▶ [Exercise input]
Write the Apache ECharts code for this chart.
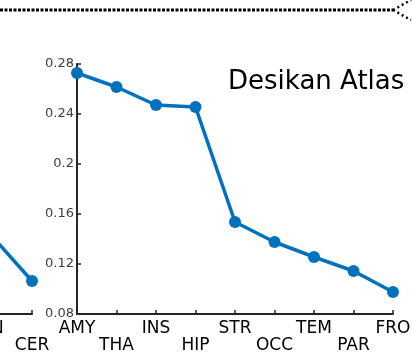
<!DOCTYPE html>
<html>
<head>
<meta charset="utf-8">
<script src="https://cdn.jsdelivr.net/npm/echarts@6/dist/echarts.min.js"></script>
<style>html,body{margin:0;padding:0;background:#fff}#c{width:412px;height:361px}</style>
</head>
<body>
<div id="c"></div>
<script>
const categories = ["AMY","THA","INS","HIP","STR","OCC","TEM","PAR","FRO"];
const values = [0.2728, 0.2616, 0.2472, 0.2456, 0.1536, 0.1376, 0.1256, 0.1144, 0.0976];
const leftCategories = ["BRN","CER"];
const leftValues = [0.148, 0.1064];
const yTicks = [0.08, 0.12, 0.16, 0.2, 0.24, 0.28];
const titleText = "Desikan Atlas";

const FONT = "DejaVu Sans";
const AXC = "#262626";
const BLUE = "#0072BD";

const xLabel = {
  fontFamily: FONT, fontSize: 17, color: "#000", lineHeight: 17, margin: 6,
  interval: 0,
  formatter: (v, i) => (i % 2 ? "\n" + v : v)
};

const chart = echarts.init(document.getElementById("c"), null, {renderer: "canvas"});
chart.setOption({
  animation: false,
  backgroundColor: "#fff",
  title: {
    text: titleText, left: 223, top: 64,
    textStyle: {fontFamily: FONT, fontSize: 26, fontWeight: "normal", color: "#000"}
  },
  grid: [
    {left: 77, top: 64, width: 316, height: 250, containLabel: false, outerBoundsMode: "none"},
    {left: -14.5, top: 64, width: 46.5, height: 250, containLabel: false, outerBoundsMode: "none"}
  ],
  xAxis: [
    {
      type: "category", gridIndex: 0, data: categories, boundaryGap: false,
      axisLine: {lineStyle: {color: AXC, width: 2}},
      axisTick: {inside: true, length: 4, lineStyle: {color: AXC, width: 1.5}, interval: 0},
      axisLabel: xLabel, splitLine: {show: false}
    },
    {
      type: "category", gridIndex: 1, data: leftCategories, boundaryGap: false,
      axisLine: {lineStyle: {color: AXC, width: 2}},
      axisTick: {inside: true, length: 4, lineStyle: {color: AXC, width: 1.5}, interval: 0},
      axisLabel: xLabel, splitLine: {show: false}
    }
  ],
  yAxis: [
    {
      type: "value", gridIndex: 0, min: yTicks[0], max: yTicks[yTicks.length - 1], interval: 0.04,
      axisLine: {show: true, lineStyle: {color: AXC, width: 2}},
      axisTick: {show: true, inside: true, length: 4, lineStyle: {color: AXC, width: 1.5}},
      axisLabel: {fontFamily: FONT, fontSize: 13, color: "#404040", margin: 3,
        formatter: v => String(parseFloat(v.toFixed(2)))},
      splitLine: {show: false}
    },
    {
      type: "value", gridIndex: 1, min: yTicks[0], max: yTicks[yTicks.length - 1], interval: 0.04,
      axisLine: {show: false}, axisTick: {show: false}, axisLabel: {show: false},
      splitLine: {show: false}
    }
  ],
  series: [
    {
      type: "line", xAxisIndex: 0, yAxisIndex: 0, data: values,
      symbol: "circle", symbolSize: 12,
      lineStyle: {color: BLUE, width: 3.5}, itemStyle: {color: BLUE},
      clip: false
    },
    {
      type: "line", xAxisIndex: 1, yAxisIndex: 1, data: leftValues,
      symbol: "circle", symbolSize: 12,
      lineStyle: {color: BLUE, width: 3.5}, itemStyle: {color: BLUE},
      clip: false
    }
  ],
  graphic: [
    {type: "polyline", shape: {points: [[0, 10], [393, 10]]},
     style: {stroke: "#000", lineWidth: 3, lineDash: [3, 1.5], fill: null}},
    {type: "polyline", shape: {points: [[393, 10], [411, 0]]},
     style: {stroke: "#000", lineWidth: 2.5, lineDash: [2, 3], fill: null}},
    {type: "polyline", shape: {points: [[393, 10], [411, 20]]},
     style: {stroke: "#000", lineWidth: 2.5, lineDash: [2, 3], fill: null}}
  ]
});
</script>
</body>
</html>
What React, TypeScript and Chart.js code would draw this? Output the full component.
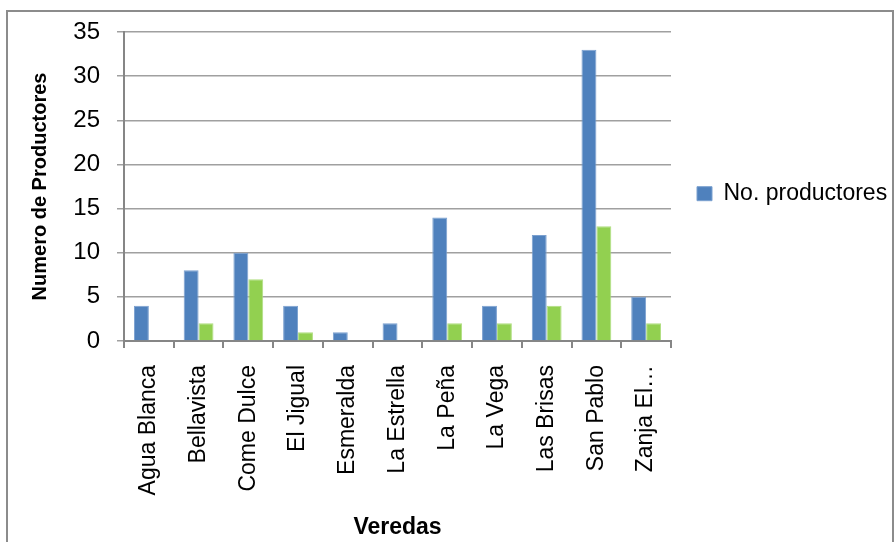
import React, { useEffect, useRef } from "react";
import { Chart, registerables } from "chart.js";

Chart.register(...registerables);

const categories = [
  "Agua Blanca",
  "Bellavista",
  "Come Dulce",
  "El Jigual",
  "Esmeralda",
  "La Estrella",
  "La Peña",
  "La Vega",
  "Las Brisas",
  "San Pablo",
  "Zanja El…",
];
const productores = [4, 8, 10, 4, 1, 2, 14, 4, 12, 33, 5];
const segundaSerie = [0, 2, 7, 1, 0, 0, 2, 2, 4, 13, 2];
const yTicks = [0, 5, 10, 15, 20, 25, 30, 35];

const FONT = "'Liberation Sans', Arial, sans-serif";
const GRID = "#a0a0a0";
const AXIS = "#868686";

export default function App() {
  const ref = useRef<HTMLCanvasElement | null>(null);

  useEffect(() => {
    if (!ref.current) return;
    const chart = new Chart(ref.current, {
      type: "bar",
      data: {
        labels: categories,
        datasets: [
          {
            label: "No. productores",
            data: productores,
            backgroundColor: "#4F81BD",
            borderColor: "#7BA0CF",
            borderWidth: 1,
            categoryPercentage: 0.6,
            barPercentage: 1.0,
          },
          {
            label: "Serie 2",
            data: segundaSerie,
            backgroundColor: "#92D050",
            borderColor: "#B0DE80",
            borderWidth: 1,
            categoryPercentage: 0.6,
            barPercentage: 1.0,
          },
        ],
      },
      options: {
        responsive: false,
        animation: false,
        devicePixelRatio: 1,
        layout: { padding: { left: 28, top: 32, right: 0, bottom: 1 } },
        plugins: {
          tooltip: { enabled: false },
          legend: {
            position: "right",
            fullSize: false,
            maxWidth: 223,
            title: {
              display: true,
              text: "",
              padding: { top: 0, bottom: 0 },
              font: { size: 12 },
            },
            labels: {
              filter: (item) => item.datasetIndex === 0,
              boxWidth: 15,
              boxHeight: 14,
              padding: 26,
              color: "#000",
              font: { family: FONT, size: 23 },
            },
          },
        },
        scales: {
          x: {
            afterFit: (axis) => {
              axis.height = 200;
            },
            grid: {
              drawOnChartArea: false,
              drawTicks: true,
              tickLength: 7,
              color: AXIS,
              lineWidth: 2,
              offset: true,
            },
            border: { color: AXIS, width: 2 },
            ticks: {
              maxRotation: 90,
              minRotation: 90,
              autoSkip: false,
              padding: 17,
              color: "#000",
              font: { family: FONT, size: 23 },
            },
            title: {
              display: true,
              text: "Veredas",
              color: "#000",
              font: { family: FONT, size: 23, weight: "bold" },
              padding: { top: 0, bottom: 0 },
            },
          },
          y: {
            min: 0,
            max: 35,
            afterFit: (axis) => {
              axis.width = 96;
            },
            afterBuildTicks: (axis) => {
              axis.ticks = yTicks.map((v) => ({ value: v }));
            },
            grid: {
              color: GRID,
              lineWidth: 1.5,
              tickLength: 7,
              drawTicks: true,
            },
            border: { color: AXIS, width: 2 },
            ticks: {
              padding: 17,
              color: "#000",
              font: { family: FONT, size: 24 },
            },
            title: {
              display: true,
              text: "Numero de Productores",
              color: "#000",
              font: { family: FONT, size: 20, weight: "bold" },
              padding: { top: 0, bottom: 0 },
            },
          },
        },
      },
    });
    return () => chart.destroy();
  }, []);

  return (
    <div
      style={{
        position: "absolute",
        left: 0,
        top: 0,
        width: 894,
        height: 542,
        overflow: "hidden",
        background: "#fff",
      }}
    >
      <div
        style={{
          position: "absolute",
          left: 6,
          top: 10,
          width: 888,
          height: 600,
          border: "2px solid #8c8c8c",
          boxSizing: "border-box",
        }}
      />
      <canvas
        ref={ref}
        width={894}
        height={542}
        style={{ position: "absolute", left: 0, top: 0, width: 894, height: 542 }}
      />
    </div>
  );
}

▶ [Written exercise] Provide the count, and nothing else, of lines in the data above where the word "this" occurs.

▶ [Completed task] 2